UN military observers in the area recorded some 2000 detonations and
said Bosnian Croats had fired 60 rockets on the Bosnian Serb territory
since the morning.
Iljo Dominkovic, spokesman for the Bosnian Croat forces in Orasje,
told Reuters in a telephone interview that the pocket ''has seen one of
the worst days of fighting.''
He said some 5000 shells and two Russian-made Luna-type
ground-to-ground missiles hit Croat defence lines. The fiercest battle
was for control of the village of Vidovice, on the eastern part of the
pocket.
Dominkovic said Bosnian Serbs attempted a combined tank and infantry
attack from three directions, using 10 tanks, several APCs (Armoured
Personnel Carriers), and several hundred soldiers, but the attack was
repelled.
''There have also been hand-to-hand fighting, but our troops managed
to keep the defence lines, inflicting heavy losses on the enemy,'' he
said.
Dominkovic said four Serb tanks and an armoured personnel carrier were
destroyed while more than 50 Serb soldiers have been killed.
Two Bosnian Croat soldiers were killed and another five wounded in the
fighting. There was no independent confirmation of Dominkovic's report.
The Croatian news agency Hina said Bosnian Serb forces shelled the
town of Zupanja and the village of Bosnjaci in eastern Croatia, causing
much damage. It said there were no reports of casualties.
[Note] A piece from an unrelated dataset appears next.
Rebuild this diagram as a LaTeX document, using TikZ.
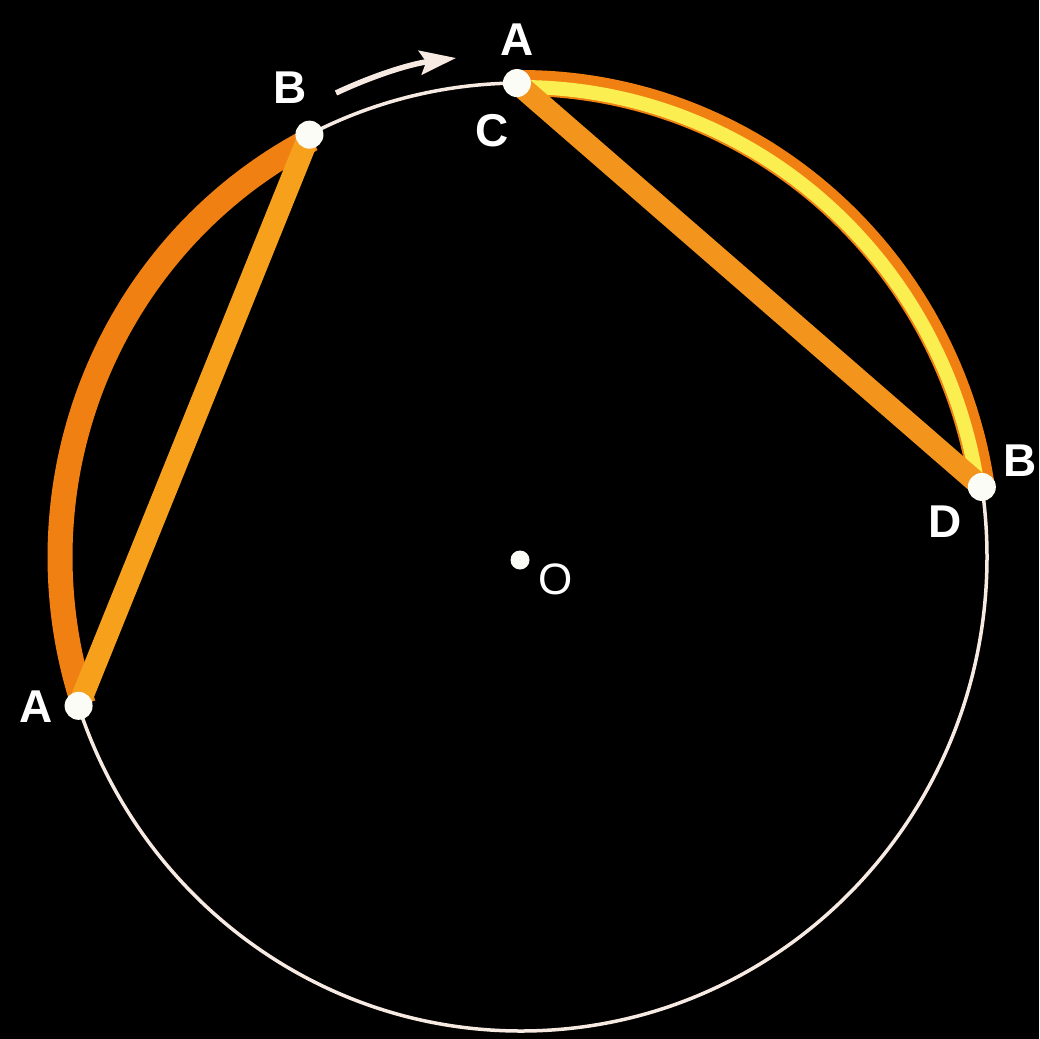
\documentclass[tikz,border=0pt]{standalone}
\usepackage{fontspec}
\setmainfont{Liberation Sans}
\usetikzlibrary{arrows.meta}
\definecolor{arcorange}{RGB}{240,128,18}
\definecolor{chordorange}{RGB}{246,160,28}
\definecolor{chordorangeR}{RGB}{243,148,28}
\definecolor{arcyellow}{RGB}{250,238,80}
\definecolor{ringwhite}{RGB}{246,234,226}
\definecolor{dotwhite}{RGB}{252,252,246}
\tikzset{
  ring/.style={draw=ringwhite, line width=3.5pt},
  arcband/.style={draw=arcorange, line width=25pt, line cap=butt},
  rarcband/.style={draw=arcorange, line width=26pt, line cap=butt},
  yellowband/.style={draw=arcyellow, line width=14pt, line cap=butt},
  chordL/.style={draw=chordorange, line width=22pt, line cap=butt},
  chordR/.style={draw=chordorangeR, line width=22pt, line cap=butt},
  ptdot/.style={circle, fill=dotwhite, inner sep=0pt, minimum size=28pt},
  odot/.style={circle, fill=dotwhite, inner sep=0pt, minimum size=19pt},
  lbl/.style={text=white, font=\bfseries\fontsize{46}{46}\selectfont, inner sep=0pt},
  olbl/.style={text=white, font=\fontsize{44}{44}\selectfont, inner sep=0pt},
  motion/.style={draw=ringwhite, line width=5.5pt, -{Stealth[length=36pt,width=24pt,inset=6pt]}}
}
\begin{document}
\begin{tikzpicture}[x=1pt,y=-1pt]
\fill[black] (0,0) rectangle (1039,1039);
\useasboundingbox (0,0) rectangle (1039,1039);
% circle (slightly elliptical as in the reference)
\coordinate (O) at (521,557);
\draw[ring] (O) ellipse [x radius=466, y radius=474];
% points on the circle
\coordinate (A1) at ({521+466*cos(161.7)},{557+474*sin(161.7)});
\coordinate (B1) at ({521+466*cos(243)},{557+474*sin(243)});
\coordinate (C) at ({521+466*cos(-90.5)},{557+474*sin(-90.5)});
\coordinate (D) at ({521+466*cos(-8.5)},{557+474*sin(-8.5)});
% left arc AB and chord
\draw[arcband] plot[domain=161.7:243, samples=90, variable=\t] ({521+461*cos(\t)},{557+469*sin(\t)});
\draw[chordL] (A1) -- (B1);
% right arc CD (orange with yellow core) and chord
\draw[rarcband] plot[domain=-90.5:-8.5, samples=90, variable=\t] ({521+466*cos(\t)},{557+474*sin(\t)});
\draw[yellowband] plot[domain=-89:-9.5, samples=90, variable=\t] ({521+462*cos(\t)},{557+470*sin(\t)});
\draw[chordR] (C) -- (D);
% dots
\node[ptdot] (dA1) at (A1) {};
\node[ptdot] (dB1) at (B1) {};
\node[ptdot] (dC) at (C) {};
\node[ptdot] (dD) at (D) {};
\node[odot] (dO) at (520,560) {};
% labels
\node[lbl] (lA1) at (36,707) {A};
\node[lbl] (lB1) at (290,88) {B};
\node[lbl] (lA2) at (517,40) {A};
\node[lbl] (lC) at (492,131) {C};
\node[lbl] (lB2) at (1020,461) {B};
\node[lbl] (lD) at (945,522) {D};
\node[olbl] (lO) at (556,579) {O};
% motion arrow
\coordinate (arrS) at (336,93);
\coordinate (arrE) at (456,58);
\draw[motion] (arrS) .. controls (372,76) and (410,64) .. (arrE);
\end{tikzpicture}
\end{document}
The Bosnian Serb news agency SRNA said that Croatian forces had been
shelling the Bosnian Serb port town of Brcko from their positions in
Rajevo Selo and Podgajci Posavski in Croatia. It said Orasje Croats
fired six rockets on the town.
SRNA said Brcko sustained ''substantial damage'' but reported no
casualties.
The Bosnian Croat news agency, quoting local military sources, said
Bosnian Serbs were shelling civilian targets in Orasje and were
attempting to pierce the Croat defence lines on the western edge of the
pocket.
The Orasje pocket forms a troublesome Croat bridgehead south of the
river Sava, close to a vital Serb corridor linking separatist Serb
enclaves in Croatia and Bosnia with Serbia, their only supply source.
Bosnian Serbs apparently want to widen the corridor in preparation for
decisive battles elsewhere in Bosnia and Croatia, local Croat and UN
sources said.
The corridor, reported closed for a brief period yesterday because of
fighting, reopened today, SRNA said.
* More than 200 Muslims were expelled from territory by Serbs in
northern Bosnia yesterday, government television reported today.
The nightly television news broadcast said 208 civilians were bussed
across the front line into government territory at Turbe, west of
Travnik.
Another 40 Muslim men reportedly had been removed from the buses by
Bosnian Serb army authorities in nearby Donji Vakuf.
These men were said to have paid Serb authorities 500 German marks
($350) for the right to leave their homes, suggesting that at least some
of the refugees may have requested to leave Serb-held territory.